Accordingly, as Marcellus surveyed the ranks of the enemy, this seemed to him to be the most beautiful armour, and he concluded that it was this which he had vowed to the god. He therefore rushed upon the man, and by a thrust of his spear which pierced his adversary's breastplate, and by the impact of his horse in full career, threw him, still living, upon the ground, where, with a second and third blow, he promptly killed him.
Then leaping from his horse and laying his hands upon the armour of the dead, he looked towards heaven and said:
‘O Jupiter Feretrius, who beholds the great deeds and exploits of generals and commanders in wars and fightings, I call thee to witness that I have overpowered and slain this man with my own hand, being the third Roman ruler and general so to slay a ruler and king, and that I dedicate to thee the first and most beautiful of the spoils. Do thou therefore grant us a like fortune as we prosecute the rest of the war.’

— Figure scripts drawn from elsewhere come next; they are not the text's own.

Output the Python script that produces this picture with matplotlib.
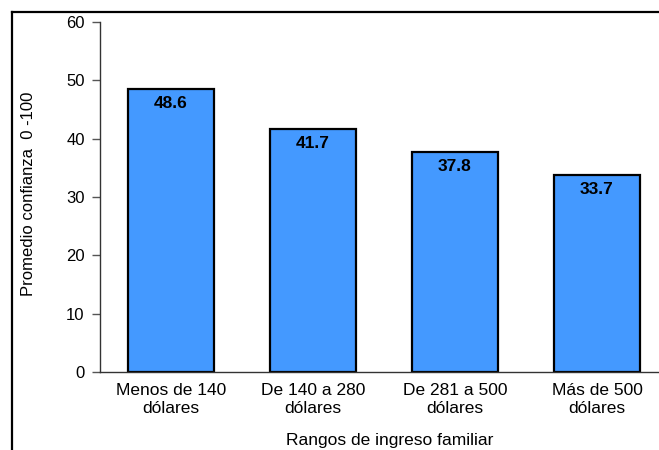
import matplotlib.pyplot as plt
from matplotlib.lines import Line2D

plt.rcParams['font.family'] = ['Liberation Sans', 'DejaVu Sans']

# Rangos de ingreso y promedio de confianza
categorias = ['Menos de 140\ndólares', 'De 140 a 280\ndólares',
              'De 281 a 500\ndólares', 'Más de 500\ndólares']
promedios = [48.6, 41.7, 37.8, 33.7]

W, H = 659, 450
fig = plt.figure(figsize=(W / 100, H / 100), dpi=100)
ax = fig.add_axes([100 / W, 78 / H, 568 / W, 350 / H])

x = range(len(categorias))
bars = ax.bar(x, promedios, width=0.6, color='#4499ff', edgecolor='black', linewidth=1.6)

for b, v in zip(bars, promedios):
    ax.text(b.get_x() + b.get_width() / 2, v - 1.2, f'{v:.1f}', ha='center', va='top',
            fontsize=12.5, fontweight='bold', color='black')

ax.set_xlim(-0.5, 3.5)
ax.set_ylim(0, 60)
ax.set_yticks(range(0, 61, 10))
ax.set_xticks(list(x))
ax.set_xticklabels(categorias, fontsize=12.5)
ax.tick_params(axis='y', labelsize=12, length=6, width=1, color='#555555', pad=5)
ax.tick_params(axis='x', length=0, pad=8)

for s in ['top', 'right']:
    ax.spines[s].set_visible(False)
ax.spines['left'].set_color('#333333')
ax.spines['bottom'].set_color('#333333')
ax.spines['left'].set_linewidth(1)
ax.spines['bottom'].set_linewidth(1)

ax.set_ylabel('Promedio confianza  0 -100', fontsize=12)
ax.yaxis.set_label_coords(-64 / 568, 0.51)
fig.text(390 / W, 1 - 440 / H, 'Rangos de ingreso familiar', ha='center', va='center', fontsize=12.5)

# marco exterior
fig.add_artist(Line2D([11.5 / W, 11.5 / W], [0, 1 - 12 / H], color='black', linewidth=1.6))
fig.add_artist(Line2D([11.5 / W, 1], [1 - 12 / H, 1 - 12 / H], color='black', linewidth=1.6))

fig.savefig('out.png', dpi=100)
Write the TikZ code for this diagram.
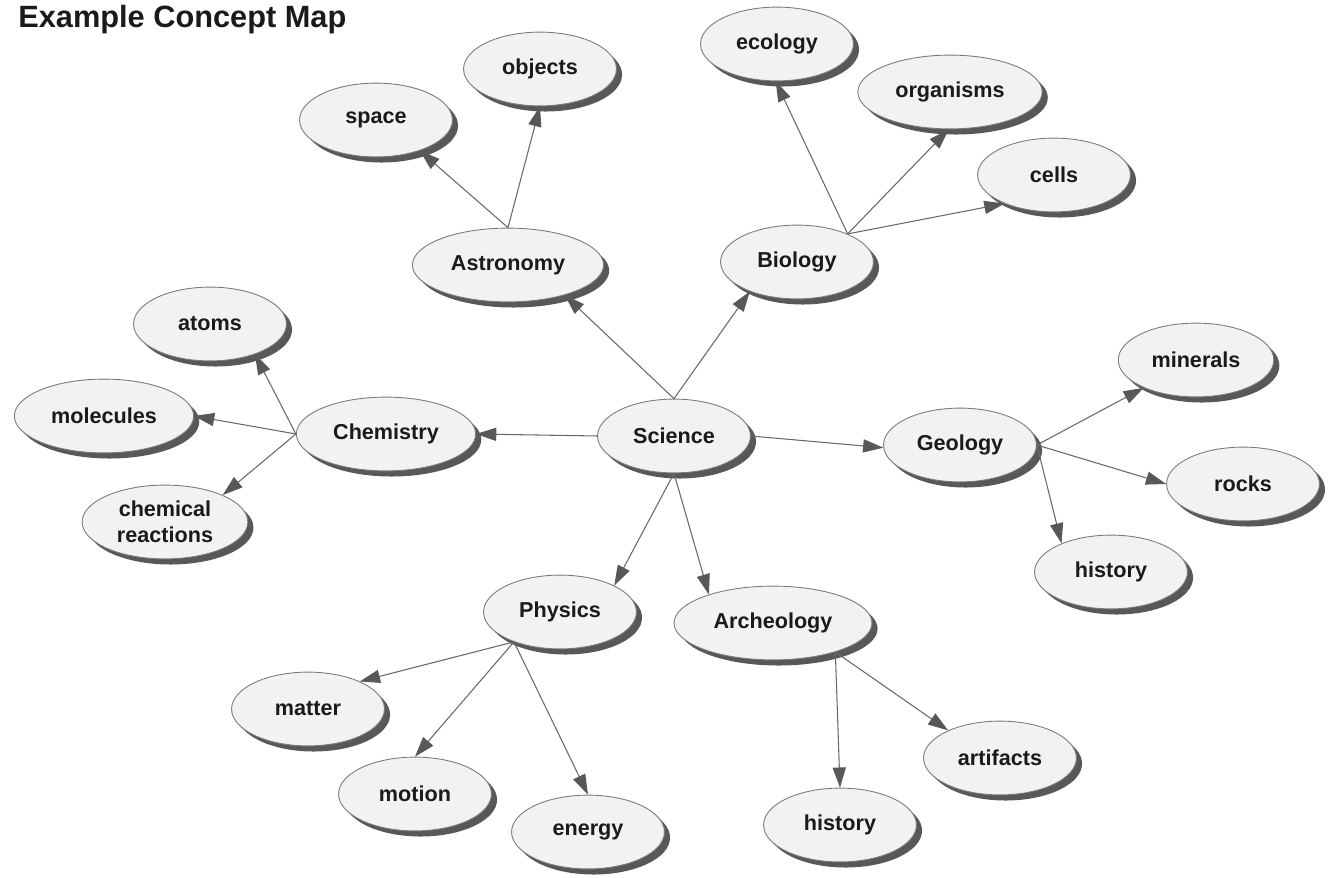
\documentclass[tikz,border=0pt]{standalone}
\usepackage{fontspec}
\setmainfont{Liberation Sans}
\usetikzlibrary{shapes.geometric,shadows,arrows.meta}
\definecolor{bubble}{HTML}{F2F2F2}
\definecolor{rim}{HTML}{7A7A7A}
\definecolor{shade}{HTML}{585858}
\definecolor{wire}{HTML}{686868}
\definecolor{ink}{HTML}{1A1A1A}
\tikzset{
  concept/.style={ellipse,draw=rim,line width=0.5pt,fill=bubble,text=ink,
    font=\bfseries\fontsize{12.3}{14.5}\selectfont,align=center,
    inner xsep=6pt,inner ysep=1.5pt,minimum width=87pt,minimum height=42pt,
    drop shadow={shadow xshift=3.2pt,shadow yshift=-3.2pt,fill=shade,opacity=1}},
  link/.style={draw=wire,line width=0.6pt,
    -{Triangle[length=11.5pt,width=7.5pt,color=shade]}},
  heading/.style={text=ink,font=\bfseries\fontsize{17.5}{20}\selectfont,inner sep=0pt}
}

\begin{document}
\begin{tikzpicture}[x=0.02cm,y=-0.02cm]
  \useasboundingbox (0,0) rectangle (1333,878);% pixel frame of the map

  \node[heading,anchor=base west] (title) at (18,28) {Example Concept Map};

  % centre and main branches
  \node[concept] (sci)  at (674,436) {Science};
  \node[concept] (ast)  at (508,265) {Astronomy};
  \node[concept] (bio)  at (797,262) {Biology};
  \node[concept] (chem) at (386,434) {Chemistry};
  \node[concept] (geo)  at (960,445) {Geology};
  \node[concept] (phys) at (560,612) {Physics};
  \node[concept] (arch) at (773,623) {Archeology};

  % leaves
  \node[concept] (space)     at (376,120)  {space};
  \node[concept] (objects)   at (540,69)   {objects};
  \node[concept] (ecology)   at (777,44)   {ecology};
  \node[concept] (organisms) at (950,92)   {organisms};
  \node[concept] (cells)     at (1054,175) {cells};
  \node[concept] (atoms)     at (210,324)  {atoms};
  \node[concept] (molecules) at (104,416)  {molecules};
  \node[concept] (reactions) at (165,522)  {chemical\\reactions};
  \node[concept] (minerals)  at (1196,360) {minerals};
  \node[concept] (rocks)     at (1243,484) {rocks};
  \node[concept] (geohist)   at (1111,572) {history};
  \node[concept] (matter)    at (308,709)  {matter};
  \node[concept] (motion)    at (415,794)  {motion};
  \node[concept] (energy)    at (588,832)  {energy};
  \node[concept] (archhist)  at (840,825)  {history};
  \node[concept] (artifacts) at (1000,758) {artifacts};

  % connectors, source anchor / target anchor
  \foreach \src/\dst in {sci.north/ast.332, sci.north/bio.212,
      sci.west/chem.east, sci.east/geo.182,
      sci.south/phys.26, sci.south/arch.156,
      ast.north/space.325, ast.north/objects.south,
      bio.29/ecology.268, bio.29/organisms.268, bio.29/cells.210,
      chem.west/atoms.326, chem.west/molecules.east, chem.west/reactions.25,
      geo.east/minerals.208, geo.east/rocks.west, geo.east/geohist.150,
      phys.213/matter.28, phys.213/motion.north, phys.213/energy.north,
      arch.335/archhist.north, arch.335/artifacts.152}{
    \draw[link] (\src) -- (\dst);
  }
\end{tikzpicture}
\end{document}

His prayer ended, the cavalry joined battle, fighting, not with the enemy's horsemen alone, but also with their footmen who attacked them at the same time, and won a victory which, in its sort and kind, was remarkable and strange. For never before or since, as we are told, have so few horsemen conquered so many horsemen and footmen together. After slaying the greater part of the enemy and getting possession of their arms and baggage, Marcellus returned to his colleague, who was hard put to it in his war with the Gauls near their largest and most populous city.1
Mediolanum was the city's name, and the Gauls considered it their metropolis; wherefore they fought eagerly in its defence, so that Cornelius was less besieger than besieged. But when Marcellus came up, and when the Gaesatae, on learning of the defeat and death of their king, withdrew, Mediolanum was taken, the Gauls themselves surrendered the rest of their cities at the disposition of the Romans. They obtained peace on equitable terms.